Figs and foxes, cocoanuts and currants

It was raining again in Pembrokeshire but sunny 15 miles away in Cardigan town.

A new "agricultural and maritime museum" has just opened, absorbing some of the items from the heritage centre that's now closed. These boards date back to Cardigan's glory days as a maritime trading hub, in the age of sail before road and rail transport took precedence and the river silted up. At one time Cardigan was a busier port than Cardiff and its exports included emigrants to the New World.

There's a lot that's curious in this list of harbour tolls which range from 10 shillings to bring in a four-wheeled carriage to one eighth of a penny for 'barley meal sharps'.

For example: 4d. to import a fox - but who would want to? French plums - what was special about them? Why was clover seed not taxed? Feathers must have been used to make mattresses, hemp for rope-making, salt for curing. Butt pipes had no salacious overtones then - they were for drawing liquor from a barrel.

Look how precise were the words for the weights and measures: tons, hundredweights and bushels; chests of tea and oranges, casks of butter and sugar, eggs and herrings by the hundred.

Treacle, tobacco and indigo - they sound romantic but these things constituted the essentials of rural and small town life in the late 19th century. I'm reminded of learning John Masefield's poem Cargoes, that classroom classic with the escalating rhythm perfect for group recitation - anyone else?

Quinquireme of Nineveh from distant Ophir,
Rowing home to haven in sunny Palestine,
With a cargo of ivory,
And apes and peacocks,
Sandalwood, cedarwood, and sweet white wine.
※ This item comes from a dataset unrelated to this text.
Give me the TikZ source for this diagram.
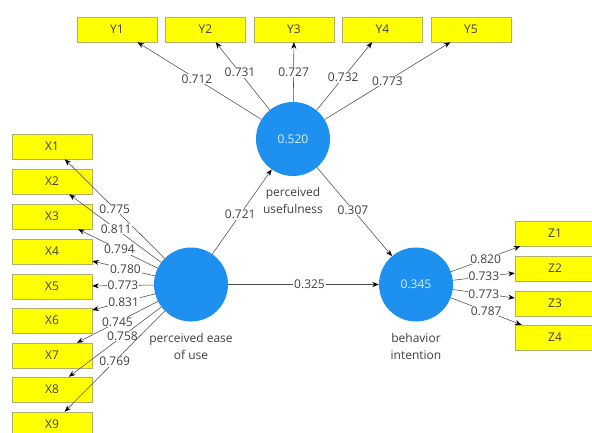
\documentclass[tikz,border=0pt]{standalone}
\usepackage{fontspec}
\setmainfont{Open Sans}
\usetikzlibrary{arrows.meta}
\definecolor{lvblue}{RGB}{30,144,240}
\definecolor{indyel}{RGB}{255,255,0}
\definecolor{indborder}{RGB}{175,175,110}
\definecolor{txtgray}{RGB}{64,64,64}
\definecolor{lvtext}{RGB}{215,240,255}
\begin{document}
\begin{tikzpicture}[x=1pt,y=-1pt,
  lv/.style={circle, fill=lvblue, draw=none, minimum size=74pt, inner sep=0pt,
    text=lvtext, font=\fontsize{12}{14}\selectfont},
  ind/.style={rectangle, fill=indyel, draw=indborder, line width=0.5pt,
    minimum width=80pt, minimum height=25pt, inner sep=0pt,
    text=txtgray, font=\fontsize{12}{14}\selectfont},
  conn/.style={draw=black!70, line width=0.55pt,
    -{Stealth[length=6.5pt,width=5pt,color=black]}},
  wt/.style={fill=white, inner sep=0.8pt, text=txtgray,
    font=\fontsize{12}{14}\selectfont},
  lvlabel/.style={text=txtgray, align=center, inner sep=0pt,
    font=\fontsize{12}{17}\selectfont, label distance=11pt}
]
\fill[white] (0,0) rectangle (592,432);
\useasboundingbox (0,0) rectangle (592,432);

% latent variables
\node[lv, label={[lvlabel]below:perceived\\usefulness}] (pu) at (293,139) {0.520};
\node[lv, label={[lvlabel]below:perceived ease\\of use}] (peou) at (191,284.5) {};
\node[lv, label={[lvlabel]below:behavior\\intention}] (bi) at (416,284.5) {0.345};

% Y indicators
\node[ind] (y1) at (117,29.5) {Y1};
\node[ind] (y2) at (205.5,29.5) {Y2};
\node[ind] (y3) at (294,29.5) {Y3};
\node[ind] (y4) at (382.5,29.5) {Y4};
\node[ind] (y5) at (471,29.5) {Y5};

% X indicators
\node[ind] (x1) at (52,146.5) {X1};
\node[ind] (x2) at (52,181.5) {X2};
\node[ind] (x3) at (52,216.5) {X3};
\node[ind] (x4) at (52,251.5) {X4};
\node[ind] (x5) at (52,286.5) {X5};
\node[ind] (x6) at (52,320.5) {X6};
\node[ind] (x7) at (52,355.5) {X7};
\node[ind] (x8) at (52,389.5) {X8};
\node[ind] (x9) at (52,424.5) {X9};

% Z indicators
\node[ind] (z1) at (555,233.5) {Z1};
\node[ind] (z2) at (555,268.5) {Z2};
\node[ind] (z3) at (555,303.5) {Z3};
\node[ind] (z4) at (555,337.5) {Z4};

% outer loadings: perceived usefulness
\draw[conn] (pu) -- node[wt, pos=0.52] {0.712} (y1);
\draw[conn] (pu) -- node[wt, pos=0.55] {0.731} (y2);
\draw[conn] (pu) -- node[wt] {0.727} (y3);
\draw[conn] (pu) -- node[wt, pos=0.48] {0.732} (y4);
\draw[conn] (pu) -- node[wt] {0.773} (y5);

% outer loadings: perceived ease of use
\draw[conn] (peou) -- node[wt, pos=0.5] {0.775} (x1);
\draw[conn] (peou) -- node[wt, pos=0.49] {0.811} (x2);
\draw[conn] (peou) -- node[wt, pos=0.48] {0.794} (x3);
\draw[conn] (peou) -- node[wt, pos=0.47] {0.780} (x4);
\draw[conn] (peou) -- node[wt, pos=0.5] {0.773} (x5);
\draw[conn] (peou) -- node[wt, pos=0.5] {0.831} (x6);
\draw[conn] (peou) -- node[wt, pos=0.5] {0.745} (x7);
\draw[conn] (peou) -- node[wt, pos=0.42] {0.758} (x8);
\draw[conn] (peou) -- node[wt, pos=0.5] {0.769} (x9);

% outer loadings: behavior intention
\draw[conn] (bi) -- node[wt] {0.820} (z1);
\draw[conn] (bi) -- node[wt] {0.733} (z2);
\draw[conn] (bi) -- node[wt] {0.773} (z3);
\draw[conn] (bi) -- node[wt] {0.787} (z4);

% path coefficients
\draw[conn] (peou) -- node[wt, pos=0.47] {0.721} (pu);
\draw[conn] (pu) -- node[wt, pos=0.48] {0.307} (bi);
\draw[conn] (peou) -- node[wt, pos=0.54] {0.325} (bi);
\end{tikzpicture}
\end{document}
Stately Spanish galleon coming from the Isthmus,
Dipping through the Tropics by the palm-green shores,
With a cargo of diamonds,
Emeralds, amethysts,
Topazes, and cinnamon, and gold moidores.

Dirty British coaster with a salt-caked smoke stack,
Butting through the Channel in the mad March days,
With a cargo of Tyne coal,
Road-rails, pig-lead,
Firewood, iron-ware, and cheap tin trays.